Fe-doped Co9S8@CoO aerogel with core-shell nanostructures for boosted oxygen evolution reaction

Abstract

The efficiency and stability of electrocatalysts for oxygen evolution reaction (OER) generally depends on the intrinsic catalytic activity and extrinsic active sites. To intrinsically and extrinsically improve OER performance, herein, we present a novel OER catalyst of Fe-doped Co9S8@CoO aerogel with core-shell nanostructures via structural/electronic modulation strategy. The structural modulation is realized by 3D porous aerogel and core-shell nanoarchitecture which provides rich exposed active sites and guarantees effective ion diffusion and O2 release, and the amorphous shell layer of CoO can effectively prevent the corrosion of Co9S8 by the electrolyte during OER process. The electronic modulation is realized by Fe heteroatom doping for Co9S8 and oxygen vacancies in CoO layer was caused by partial oxidation process, which facilities the transfer of electrons during OER process.
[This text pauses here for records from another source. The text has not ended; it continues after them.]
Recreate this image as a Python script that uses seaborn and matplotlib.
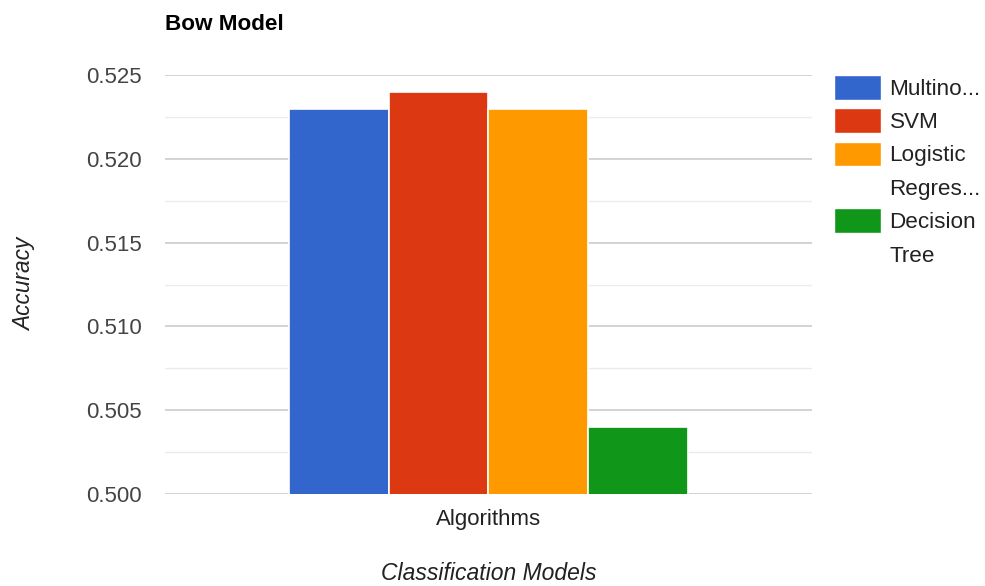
import matplotlib
matplotlib.use("Agg")
import matplotlib.pyplot as plt
import seaborn as sns
import pandas as pd
from matplotlib.ticker import MultipleLocator, FormatStrFormatter

# Data
models = ["Multinomial Naive Bayes", "SVM", "Logistic Regression", "Decision Tree"]
accuracy = [0.523, 0.524, 0.523, 0.504]
category = ["Algorithms"] * 4
colors = ["#3366cc", "#dc3912", "#ff9900", "#109618"]
# legend rows (first line with swatch, continuation lines without)
legend_rows = ["Multino...", "SVM", "Logistic", "Regres...", "Decision", "Tree"]
legend_row_colors = ["#3366cc", "#dc3912", "#ff9900", None, "#109618", None]

df = pd.DataFrame({"Category": category, "Model": models, "Accuracy": accuracy})

sns.set_theme(style="white")
plt.rcParams["font.family"] = ["Liberation Sans", "DejaVu Sans"]

fig = plt.figure(figsize=(9.85, 5.86), dpi=100)
ax = fig.add_axes([165/985, 1 - 494/586, (812-165)/985, (494-75)/586])

sns.barplot(data=df, x="Category", y="Accuracy", hue="Model", palette=colors,
            saturation=1, width=0.618, edgecolor="white", linewidth=1.2, ax=ax,
            legend=False, zorder=3)

ax.set_xlim(-0.5, 0.5)
ax.set_ylim(0.500, 0.525)
ax.yaxis.set_major_locator(MultipleLocator(0.005))
ax.yaxis.set_minor_locator(MultipleLocator(0.0025))
ax.yaxis.set_major_formatter(FormatStrFormatter("%.3f"))
ax.grid(axis="y", which="major", color="#cccccc", linewidth=1.2, zorder=0)
ax.grid(axis="y", which="minor", color="#ebebeb", linewidth=1.0, zorder=0)
ax.set_axisbelow(True)
for s in ax.spines.values():
    s.set_visible(False)

ax.tick_params(axis="y", which="both", length=0, pad=17, labelsize=16, labelcolor="#444444")
ax.tick_params(axis="x", length=0, pad=11, labelsize=16, labelcolor="#222222")

ax.set_ylabel("Accuracy", fontsize=16.3, style="italic", color="#222222", labelpad=36)
ax.set_xlabel("Classification Models", fontsize=16.5, style="italic", color="#222222", labelpad=23)

fig.text(165/985, 1 - 25/586, "Bow Model", fontsize=16.2, fontweight="bold",
         color="#000000", va="center", ha="left")

handles = []
for c in legend_row_colors:
    if c is None:
        handles.append(plt.Rectangle((0, 0), 1, 1, facecolor="none", edgecolor="none"))
    else:
        handles.append(plt.Rectangle((0, 0), 1, 1, facecolor=c, edgecolor="white"))
leg = ax.legend(handles, legend_rows, loc="upper left",
                bbox_to_anchor=(834/985, 1 - 75/586), bbox_transform=fig.transFigure,
                frameon=False, fontsize=16.2, handlelength=2.07, handleheight=1.3,
                handletextpad=0.4, labelspacing=0.38, borderpad=0, borderaxespad=0)
for t in leg.get_texts():
    t.set_color("#222222")

fig.savefig("out.png", dpi=100)
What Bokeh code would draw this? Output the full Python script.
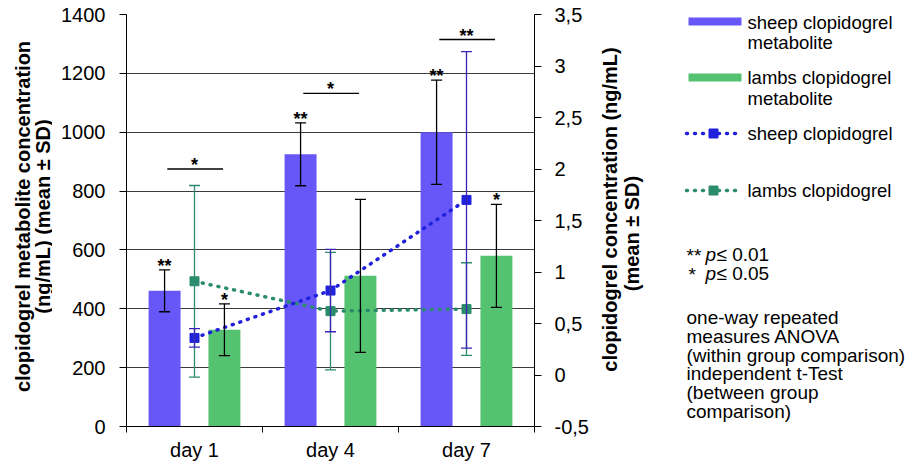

These merits make Fe-doped Co9S8@CoO an efficient and stable OER catalyst: it requires only a low overpotential of 296 mV to obtain 10 mA cm−2 and it delivers a low Tafel slope of 65 mV dec−1 with good stability, which are even better than those of commercial RuO2. This work presents an effective structural/electronic modulation strategy to develop efficient and stable OER catalysts for water splitting.